_Exercise goal:_
Repeat, exactly and in full, the lines of the listing below, but without any pictures.

§

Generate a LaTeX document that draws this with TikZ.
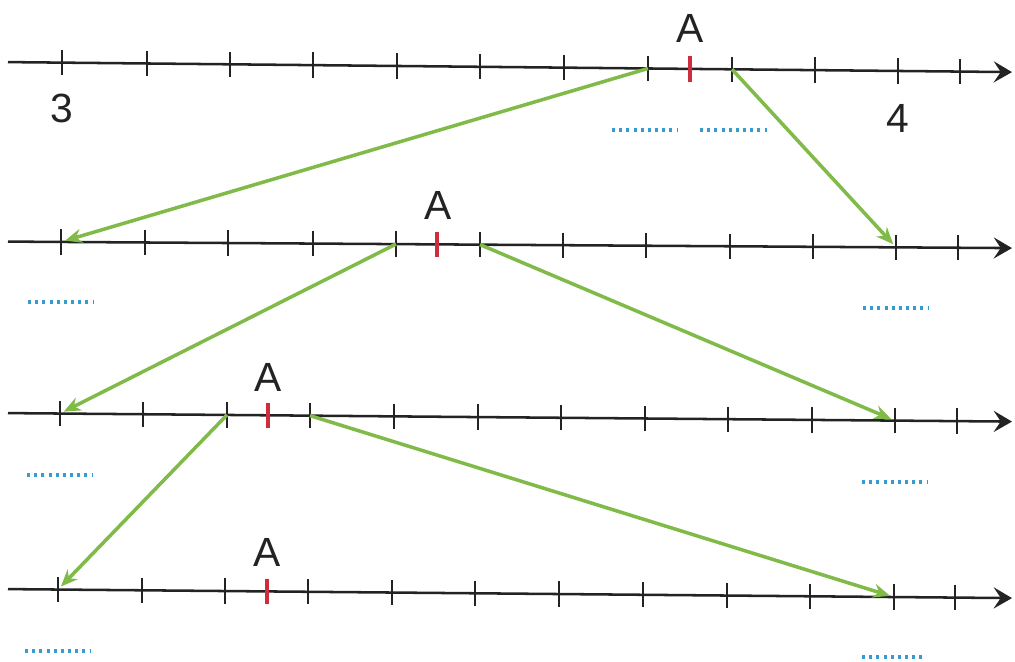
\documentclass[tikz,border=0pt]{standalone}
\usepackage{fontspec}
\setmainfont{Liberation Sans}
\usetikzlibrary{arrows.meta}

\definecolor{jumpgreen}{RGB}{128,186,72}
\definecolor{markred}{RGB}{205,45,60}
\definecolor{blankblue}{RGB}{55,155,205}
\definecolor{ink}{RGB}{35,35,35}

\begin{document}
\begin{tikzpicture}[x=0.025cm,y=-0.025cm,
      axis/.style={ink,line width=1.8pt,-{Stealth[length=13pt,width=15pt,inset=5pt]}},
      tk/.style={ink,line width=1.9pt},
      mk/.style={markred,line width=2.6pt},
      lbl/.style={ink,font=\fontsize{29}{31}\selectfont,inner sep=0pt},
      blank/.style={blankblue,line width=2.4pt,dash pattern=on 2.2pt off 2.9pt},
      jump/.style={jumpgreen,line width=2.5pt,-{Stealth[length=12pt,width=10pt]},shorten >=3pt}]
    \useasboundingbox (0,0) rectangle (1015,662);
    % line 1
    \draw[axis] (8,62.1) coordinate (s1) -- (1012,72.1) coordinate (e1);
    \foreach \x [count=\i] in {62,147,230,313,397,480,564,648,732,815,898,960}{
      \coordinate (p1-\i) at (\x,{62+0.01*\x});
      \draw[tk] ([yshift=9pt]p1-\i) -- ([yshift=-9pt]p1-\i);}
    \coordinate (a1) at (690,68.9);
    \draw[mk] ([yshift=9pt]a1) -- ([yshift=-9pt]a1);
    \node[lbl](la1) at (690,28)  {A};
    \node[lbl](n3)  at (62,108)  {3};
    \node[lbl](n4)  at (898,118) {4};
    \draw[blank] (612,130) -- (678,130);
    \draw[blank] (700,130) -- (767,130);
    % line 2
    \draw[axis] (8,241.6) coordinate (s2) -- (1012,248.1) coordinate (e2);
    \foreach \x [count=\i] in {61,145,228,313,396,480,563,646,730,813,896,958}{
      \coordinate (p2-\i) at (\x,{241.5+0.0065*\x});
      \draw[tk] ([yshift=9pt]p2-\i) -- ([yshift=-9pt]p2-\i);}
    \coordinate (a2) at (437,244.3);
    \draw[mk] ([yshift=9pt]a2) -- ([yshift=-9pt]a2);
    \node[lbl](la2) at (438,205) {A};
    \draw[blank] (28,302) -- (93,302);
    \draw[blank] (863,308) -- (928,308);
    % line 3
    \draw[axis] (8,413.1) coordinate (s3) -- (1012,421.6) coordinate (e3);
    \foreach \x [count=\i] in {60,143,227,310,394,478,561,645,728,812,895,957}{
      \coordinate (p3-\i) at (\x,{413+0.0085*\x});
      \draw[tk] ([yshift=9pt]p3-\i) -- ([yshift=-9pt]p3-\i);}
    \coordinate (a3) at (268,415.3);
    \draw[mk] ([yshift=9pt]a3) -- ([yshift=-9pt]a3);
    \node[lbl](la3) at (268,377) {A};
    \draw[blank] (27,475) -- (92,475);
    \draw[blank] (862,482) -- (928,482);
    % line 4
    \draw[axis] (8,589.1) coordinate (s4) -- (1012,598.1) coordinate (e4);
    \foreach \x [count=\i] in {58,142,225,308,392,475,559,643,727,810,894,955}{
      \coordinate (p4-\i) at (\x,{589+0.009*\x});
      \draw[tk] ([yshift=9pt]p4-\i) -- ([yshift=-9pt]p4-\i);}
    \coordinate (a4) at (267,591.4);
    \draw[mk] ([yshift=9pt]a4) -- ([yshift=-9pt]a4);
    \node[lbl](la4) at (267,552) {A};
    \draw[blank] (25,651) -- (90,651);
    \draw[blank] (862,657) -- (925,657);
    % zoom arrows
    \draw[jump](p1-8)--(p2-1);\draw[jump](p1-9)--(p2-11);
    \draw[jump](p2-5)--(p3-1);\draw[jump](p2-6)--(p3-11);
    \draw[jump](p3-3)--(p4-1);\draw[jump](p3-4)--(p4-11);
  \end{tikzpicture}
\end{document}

§

_Response to this exercise:_
Generate a LaTeX document that draws this with TikZ.
\documentclass[tikz,border=0pt]{standalone}
\usepackage{fontspec}
\setmainfont{Liberation Sans}
\usetikzlibrary{arrows.meta}

\definecolor{jumpgreen}{RGB}{128,186,72}
\definecolor{markred}{RGB}{205,45,60}
\definecolor{blankblue}{RGB}{55,155,205}
\definecolor{ink}{RGB}{35,35,35}

\begin{document}
\begin{tikzpicture}[x=0.025cm,y=-0.025cm,
      axis/.style={ink,line width=1.8pt,-{Stealth[length=13pt,width=15pt,inset=5pt]}},
      tk/.style={ink,line width=1.9pt},
      mk/.style={markred,line width=2.6pt},
      lbl/.style={ink,font=\fontsize{29}{31}\selectfont,inner sep=0pt},
      blank/.style={blankblue,line width=2.4pt,dash pattern=on 2.2pt off 2.9pt},
      jump/.style={jumpgreen,line width=2.5pt,-{Stealth[length=12pt,width=10pt]},shorten >=3pt}]
    \useasboundingbox (0,0) rectangle (1015,662);
    % line 1
    \draw[axis] (8,62.1) coordinate (s1) -- (1012,72.1) coordinate (e1);
    \foreach \x [count=\i] in {62,147,230,313,397,480,564,648,732,815,898,960}{
      \coordinate (p1-\i) at (\x,{62+0.01*\x});
      \draw[tk] ([yshift=9pt]p1-\i) -- ([yshift=-9pt]p1-\i);}
    \coordinate (a1) at (690,68.9);
    \draw[mk] ([yshift=9pt]a1) -- ([yshift=-9pt]a1);
    \node[lbl](la1) at (690,28)  {A};
    \node[lbl](n3)  at (62,108)  {3};
    \node[lbl](n4)  at (898,118) {4};
    \draw[blank] (612,130) -- (678,130);
    \draw[blank] (700,130) -- (767,130);
    % line 2
    \draw[axis] (8,241.6) coordinate (s2) -- (1012,248.1) coordinate (e2);
    \foreach \x [count=\i] in {61,145,228,313,396,480,563,646,730,813,896,958}{
      \coordinate (p2-\i) at (\x,{241.5+0.0065*\x});
      \draw[tk] ([yshift=9pt]p2-\i) -- ([yshift=-9pt]p2-\i);}
    \coordinate (a2) at (437,244.3);
    \draw[mk] ([yshift=9pt]a2) -- ([yshift=-9pt]a2);
    \node[lbl](la2) at (438,205) {A};
    \draw[blank] (28,302) -- (93,302);
    \draw[blank] (863,308) -- (928,308);
    % line 3
    \draw[axis] (8,413.1) coordinate (s3) -- (1012,421.6) coordinate (e3);
    \foreach \x [count=\i] in {60,143,227,310,394,478,561,645,728,812,895,957}{
      \coordinate (p3-\i) at (\x,{413+0.0085*\x});
      \draw[tk] ([yshift=9pt]p3-\i) -- ([yshift=-9pt]p3-\i);}
    \coordinate (a3) at (268,415.3);
    \draw[mk] ([yshift=9pt]a3) -- ([yshift=-9pt]a3);
    \node[lbl](la3) at (268,377) {A};
    \draw[blank] (27,475) -- (92,475);
    \draw[blank] (862,482) -- (928,482);
    % line 4
    \draw[axis] (8,589.1) coordinate (s4) -- (1012,598.1) coordinate (e4);
    \foreach \x [count=\i] in {58,142,225,308,392,475,559,643,727,810,894,955}{
      \coordinate (p4-\i) at (\x,{589+0.009*\x});
      \draw[tk] ([yshift=9pt]p4-\i) -- ([yshift=-9pt]p4-\i);}
    \coordinate (a4) at (267,591.4);
    \draw[mk] ([yshift=9pt]a4) -- ([yshift=-9pt]a4);
    \node[lbl](la4) at (267,552) {A};
    \draw[blank] (25,651) -- (90,651);
    \draw[blank] (862,657) -- (925,657);
    % zoom arrows
    \draw[jump](p1-8)--(p2-1);\draw[jump](p1-9)--(p2-11);
    \draw[jump](p2-5)--(p3-1);\draw[jump](p2-6)--(p3-11);
    \draw[jump](p3-3)--(p4-1);\draw[jump](p3-4)--(p4-11);
  \end{tikzpicture}
\end{document}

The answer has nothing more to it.